12:マッキントッシュ MC30 モノーラルパワーアンプ

 

ヴィンテージオーディオ傑作撰 vol.2

01:JBL D30085 The Hartsfield スピーカーシステム

02:エレクトロボイス Patrician 600 スピーカーシステム

03:アルテック・ランシング Magnificent A7-500W1 スピーカーシステム

04:タンノイ The Guy R. Fountain “Autograph” スピーカーシステム

05:マランツ Model 7 ステレオプリアンプ

06:マランツ Model 8B ステレオパワーアンプ

07:マッキントッシュ MC60 モノーラルパワーアンプ

08:マッキントッシュ C20 ステレオプリアンプ

09:マッキントッシュ MC240 ステレオパワーアンプ

10:JBL SG520 ステレオプリアンプ

11:JBL SA600 プリメインアンプ

12:EMT EMT 927Dst アナログプレーヤーシステム

 

 以上ですが、いずれも現役当時、一世を風靡した魅力的なヴィンテージオーディオ機器たちであり、また後世に語り継ぐべき傑作・名機たちです。

 たとえば、「マッキントッシュC22」は、漆黒のガラスパネルに緑色の文字と赤いポインターがくっきりと浮かび上がり、是が非でも照明を落として見たくなるようなパネルデザインの美しさ。

 「マランツModel 7」のフロントパネルのデザインは、シンメトリーさをわずかに崩しながらも、ツマミやスイッチの形や大きさが絶妙で、これ以上ないと思えるバランス感覚の見事さ。

 「EMT 927Dst」は、いかにもプロフェッショナル仕様らしい機能美が素晴らしい。放送局のスタジオにおける「プレイバック」という仕事を確実に、しかも高音質でこなしてくれそうな頼もしさ、信頼性の高さが素晴らしい。

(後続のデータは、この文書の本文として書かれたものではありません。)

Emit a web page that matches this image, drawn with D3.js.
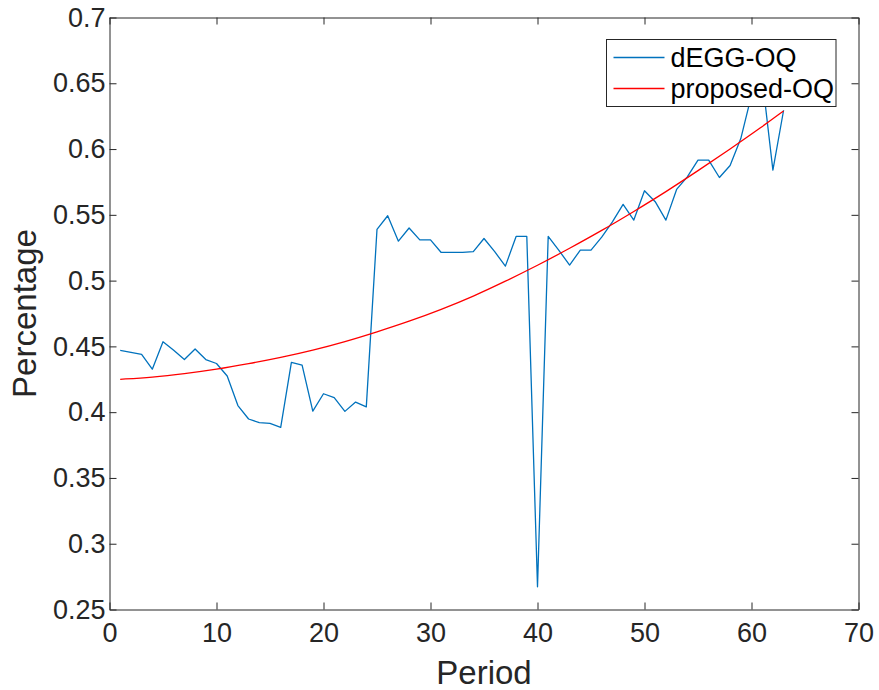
<!DOCTYPE html>
<html>
<head>
<meta charset="utf-8">
<script src="https://cdn.jsdelivr.net/npm/d3@7"></script>
<style>
  body { margin: 0; background: #fff; }
  svg text { font-family: "Liberation Sans", Arial, sans-serif; fill: #262626; }
</style>
</head>
<body>
<div id="chart"></div>
<script>
// dEGG-OQ, one value per period 1..63
var degg = [
  0.447, 0.4455, 0.444, 0.4327, 0.4535, 0.447, 0.440, 0.448, 0.440, 0.437,
  0.4275, 0.405, 0.3948, 0.392, 0.3915, 0.3884, 0.4378, 0.4358, 0.4008, 0.414,
  0.411, 0.4006, 0.4077, 0.404, 0.539, 0.5493, 0.530, 0.540, 0.531, 0.531,
  0.5214, 0.5214, 0.5214, 0.522, 0.532, 0.522, 0.511, 0.5336, 0.5336, 0.2673,
  0.5336, 0.523, 0.5118, 0.5232, 0.5232, 0.533, 0.5447, 0.558, 0.546, 0.5683,
  0.560, 0.546, 0.5693, 0.5789, 0.5916, 0.5916, 0.5784, 0.5875, 0.608, 0.641,
  0.654, 0.584, 0.6295
];
// proposed-OQ curve, read at some periods
var propPeriods = [1, 4, 7, 10, 13, 16, 19, 22, 25, 28, 31, 34, 37, 40, 43, 46, 49, 52, 55, 58, 61, 63];
var propValues = [0.425, 0.4265, 0.4292, 0.4325, 0.4368, 0.4415, 0.447, 0.4535, 0.461, 0.469, 0.478,
  0.488, 0.4995, 0.5115, 0.5245, 0.538, 0.5525, 0.5675, 0.5835, 0.6, 0.617, 0.629];

var xTicks = [0, 10, 20, 30, 40, 50, 60, 70];
var yTicks = [0.25, 0.3, 0.35, 0.4, 0.45, 0.5, 0.55, 0.6, 0.65, 0.7];
var seriesNames = ["dEGG-OQ", "proposed-OQ"];
var seriesColors = ["#0072BD", "#FF0000"];

var width = 879, height = 690;
var margin = { left: 109.5, right: 879 - 858.5, top: 17.5, bottom: 690 - 609.5 };
var axisColor = "#262626";
var tickLen = 7;
var fontSize = 27;

var svg = d3.select("#chart").append("svg")
  .attr("width", width)
  .attr("height", height);

var x = d3.scaleLinear().domain([0, 70]).range([margin.left, width - margin.right]);
var y = d3.scaleLinear().domain([0.25, 0.7]).range([height - margin.bottom, margin.top]);

var plotW = width - margin.left - margin.right;
var plotH = height - margin.top - margin.bottom;

// clip for lines
svg.append("clipPath").attr("id", "clip")
  .append("rect").attr("x", margin.left).attr("y", margin.top)
  .attr("width", plotW).attr("height", plotH);

var lineG = svg.append("g").attr("clip-path", "url(#clip)");

var line = d3.line()
  .x(function (d) { return x(d[0]); })
  .y(function (d) { return y(d[1]); });

lineG.append("path")
  .datum(degg.map(function (v, i) { return [i + 1, v]; }))
  .attr("fill", "none")
  .attr("stroke", seriesColors[0])
  .attr("stroke-width", 1.3)
  .attr("stroke-linejoin", "round")
  .attr("d", line);

lineG.append("path")
  .datum(propPeriods.map(function (p, i) { return [p, propValues[i]]; }))
  .attr("fill", "none")
  .attr("stroke", seriesColors[1])
  .attr("stroke-width", 1.3)
  .attr("d", line.curve(d3.curveBasis));

// axes (box with ticks inside on all sides)
function styleAxis(g) {
  g.select(".domain").attr("stroke", axisColor).attr("stroke-width", 1);
  g.selectAll(".tick line").attr("stroke", axisColor);
  g.selectAll(".tick text").attr("font-size", fontSize).attr("fill", axisColor);
}

svg.append("g")
  .attr("transform", "translate(0," + (height - margin.bottom) + ")")
  .call(d3.axisBottom(x).tickValues(xTicks).tickSize(-tickLen).tickSizeOuter(0).tickPadding(13))
  .call(styleAxis)
  .selectAll(".tick text").attr("dy", "0.71em");

svg.append("g")
  .attr("transform", "translate(0," + margin.top + ")")
  .call(d3.axisTop(x).tickValues(xTicks).tickSize(-tickLen).tickSizeOuter(0).tickFormat(""))
  .call(styleAxis);

svg.append("g")
  .attr("transform", "translate(" + margin.left + ",0)")
  .call(d3.axisLeft(y).tickValues(yTicks).tickSize(-tickLen).tickSizeOuter(0).tickPadding(4)
    .tickFormat(function (d) { return String(+d.toFixed(2)); }))
  .call(styleAxis);

svg.append("g")
  .attr("transform", "translate(" + (width - margin.right) + ",0)")
  .call(d3.axisRight(y).tickValues(yTicks).tickSize(-tickLen).tickSizeOuter(0).tickFormat(""))
  .call(styleAxis);

// axis labels
svg.append("text")
  .attr("x", x(35))
  .attr("y", 684)
  .attr("text-anchor", "middle")
  .attr("font-size", 33)
  .text("Period");

svg.append("text")
  .attr("transform", "translate(36," + y(0.475) + ") rotate(-90)")
  .attr("text-anchor", "middle")
  .attr("font-size", 33)
  .text("Percentage");

// legend
var legend = svg.append("g").attr("transform", "translate(606.5,39.5)");
legend.append("rect")
  .attr("width", 229.5).attr("height", 67)
  .attr("fill", "#fff").attr("stroke", axisColor).attr("stroke-width", 1);

var keys = legend.selectAll(".key")
  .data(seriesNames)
  .enter().append("g")
  .attr("class", "key")
  .attr("transform", function (d, i) { return "translate(0," + (18 + i * 31) + ")"; });

keys.append("line")
  .attr("x1", 7).attr("x2", 58)
  .attr("stroke", function (d, i) { return seriesColors[i]; })
  .attr("stroke-width", 1.3);

keys.append("text")
  .attr("x", 64)
  .attr("dy", "0.35em")
  .attr("font-size", 27)
  .style("fill", "#000")
  .text(function (d) { return d; });
</script>
</body>
</html>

 ……等々。これらの多くは今日でも、充分なメインテナンスが施され、熱心なヴィンテージオーディオ愛好家の間で愛用され続けています。これらの意匠デザインの素晴らしさや操作性・手触りの良さ、さらにはサウンドクォリティの高さなどが、次世代のオーディオ愛好家たちに語り継がれていくことを願ってやみません。